What we can be fairly certain of is that the translators of the OT part of the Peshitta, in the second century CE, had no referents for the Hebrew words תוהר and תאשוּר. The same was apparently true of the legendary "Seventy" translators of the Septuagint (LXX), in about 200 BCE. If Isaiah was written ca. 720-700 BCE, then it only took at most 500 years for these two tree names to be lost.

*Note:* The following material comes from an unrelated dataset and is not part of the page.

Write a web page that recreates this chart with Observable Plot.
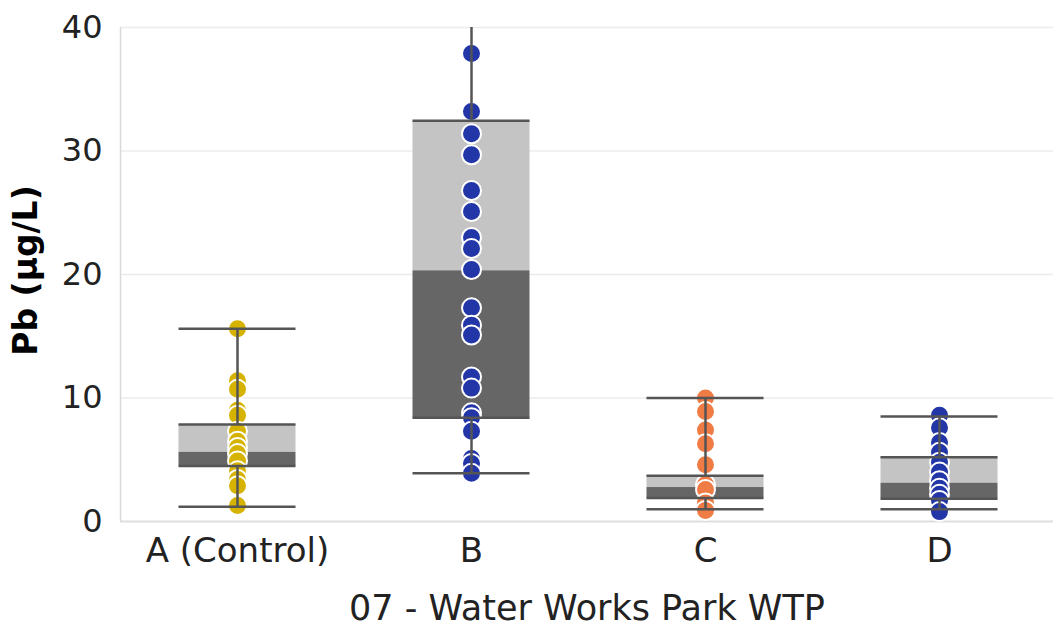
<!DOCTYPE html>
<html>
<head>
<meta charset="utf-8">
<script src="https://cdn.jsdelivr.net/npm/d3@7"></script>
<script src="https://cdn.jsdelivr.net/npm/@observablehq/plot@0.6"></script>
<style>
  body { margin: 0; background: #fff; }
</style>
</head>
<body>
<div id="chart"></div>
<script>
// Sampling sites and their marker colours
const sites = ["A (Control)", "B", "C", "D"];
const siteColors = ["#d6b300", "#2336a8", "#ef7b45", "#2336a8"];

// Box-plot summary per site (Pb, µg/L)
const whiskerLow = [1.2, 3.9, 1.0, 1.0];
const quartile1 = [4.5, 8.4, 1.9, 1.85];
const medians = [5.6, 20.3, 2.75, 3.1];
const quartile3 = [7.85, 32.45, 3.7, 5.2];
const whiskerHigh = [15.6, 42.0, 10.0, 8.5];

// Individual samples per site (Pb, µg/L)
const samplesA = [15.6, 11.4, 10.7, 9.0, 8.6, 7.3, 6.5, 6.0, 5.5, 4.9, 4.1, 3.4, 2.9, 1.3];
const samplesB = [37.9, 33.2, 31.4, 29.7, 26.8, 25.1, 23.0, 22.1, 20.4, 17.3, 15.9, 15.1, 11.7, 10.8, 8.8, 8.4, 7.3, 5.1, 4.7, 3.9];
const samplesC = [10.0, 8.9, 7.4, 6.3, 4.6, 3.0, 2.6, 1.5, 0.9];
const samplesD = [8.6, 7.6, 6.4, 5.6, 4.8, 4.0, 3.3, 2.7, 2.2, 1.7, 0.8];

// Tick values
const yTicks = [0, 10, 20, 30, 40];

const boxes = sites.map((site, i) => ({
  site,
  lo: whiskerLow[i], q1: quartile1[i], med: medians[i], q3: quartile3[i], hi: whiskerHigh[i]
}));
const samples = [samplesA, samplesB, samplesC, samplesD].flatMap((vals, i) =>
  vals.map(v => ({site: sites[i], value: v, color: siteColors[i]}))
);

const W = 1053, H = 633;
const left = 120, bandWidth = 234;
const boxInset = 58.5;
const lineColor = "#555555";

const chart = Plot.plot({
  width: W,
  height: H,
  marginLeft: left,
  marginTop: 27,
  marginBottom: 112,
  marginRight: 0,
  style: {fontFamily: "'DejaVu Sans', sans-serif", color: "#222", background: "#fff"},
  x: {domain: sites, range: [left, left + bandWidth * sites.length], padding: 0},
  y: {domain: [0, 40]},
  marks: [
    // horizontal grid
    Plot.ruleY(yTicks.slice(1), {stroke: "#ececec", strokeWidth: 1.5}),
    // baseline and left axis line
    Plot.ruleY([0], {stroke: "#dedede", strokeWidth: 2}),
    Plot.ruleX([sites[0]], {y1: 0, y2: 40, dx: -bandWidth / 2, stroke: "#d9d9d9", strokeWidth: 1.5}),
    // upper half of box (median to Q3)
    Plot.barY(boxes, {x: "site", y1: "med", y2: "q3", fill: "#c4c4c4", insetLeft: boxInset, insetRight: boxInset}),
    // lower half of box (Q1 to median)
    Plot.barY(boxes, {x: "site", y1: "q1", y2: "med", fill: "#666666", insetLeft: boxInset, insetRight: boxInset}),
    // samples
    Plot.dot(samples, {x: "site", y: "value", fill: "color", r: 9.5, stroke: "#fff", strokeWidth: 2}),
    // whiskers
    Plot.ruleX(boxes, {x: "site", y1: "q3", y2: "hi", stroke: lineColor, strokeWidth: 2.5, clip: true}),
    Plot.ruleX(boxes, {x: "site", y1: "lo", y2: "q1", stroke: lineColor, strokeWidth: 2.5}),
    Plot.tickY(boxes.filter(d => d.hi <= 40), {x: "site", y: "hi", stroke: lineColor, strokeWidth: 2.5, insetLeft: boxInset, insetRight: boxInset}),
    Plot.tickY(boxes, {x: "site", y: "lo", stroke: lineColor, strokeWidth: 2.5, insetLeft: boxInset, insetRight: boxInset}),
    // box edges
    Plot.tickY(boxes, {x: "site", y: "q3", stroke: lineColor, strokeWidth: 2.5, insetLeft: boxInset, insetRight: boxInset}),
    Plot.tickY(boxes, {x: "site", y: "q1", stroke: lineColor, strokeWidth: 2.5, insetLeft: boxInset, insetRight: boxInset}),
    // axes
    Plot.axisY({ticks: yTicks, tickSize: 0, tickPadding: 18, fontSize: 32, label: null}),
    Plot.axisX({tickSize: 0, tickPadding: 16, fontSize: 34, label: null}),
    // axis titles
    Plot.text(["Pb (µg/L)"], {frameAnchor: "left", textAnchor: "middle", lineAnchor: "middle", dx: -94, dy: -4, rotate: -90, fontSize: 33, fontWeight: "bold", fill: "#000"}),
    Plot.text(["07 - Water Works Park WTP"], {frameAnchor: "bottom", textAnchor: "middle", lineAnchor: "middle", dy: 87, fontSize: 35, fill: "#222"})
  ]
});

document.getElementById("chart").append(chart);
</script>
</body>
</html>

This being the case, how did the translators of the Dead Sea Scrolls determine the meaning of תוהר to be "yew?" I suspect that they found a tree name with some phonetic similarity in a closely related Semitic language, such as Aramaic or Arabic. So, what is the word for "yew" in Arabic? It is "taqsus." Same initial consonant, vowel shifts between "a" and "o" are common, and the second consonant is, in both cases, a guttural. Don't ask me about the "-sus" part--I don't know what it means. Not proof, of course, but it's a distinct possibility. What word is used in Modern Hebrew for "yew?" Taqsus. The original, Hebrew word, has been lost.
A word for which there was a current need would probably not have been lost. But the yew may have been felled to extinction in that area. I can think of two possible reasons: 1) to make longbows, and 2) to avoid the poisoning of livestock in the course of grazing. Every part of the yew is poisonous.
"Taxus" is, of course, the Latin word for "yew," so who knows?
The second mystery tree name, תאשור, looks to me like a corruption of the Aramaic for "of Assyria." If there was a tree that was called "Assyrian," the knowledge of which tree it was had apparently been lost before the time of the translators of the Peshitta (second century CE), and even before the time of the "Seventy" (second century BCE. In other words, this knowledge had already been lost 1000 years before our oldest manuscript of the Masoretic Text. This, I think, puts Bible translation, especially of the Old Testament, in its proper perspective.
[Note on the illustration: The graphic shows verses 12-27 of Chapter 41 of Isaiah. The text is in the beautiful Estrangelo script, which began to be used for Aramaic in the first century CE. Verse 19 is exactly the same as I have given in Part II of this series, in the Hebrew letters that are in use today.]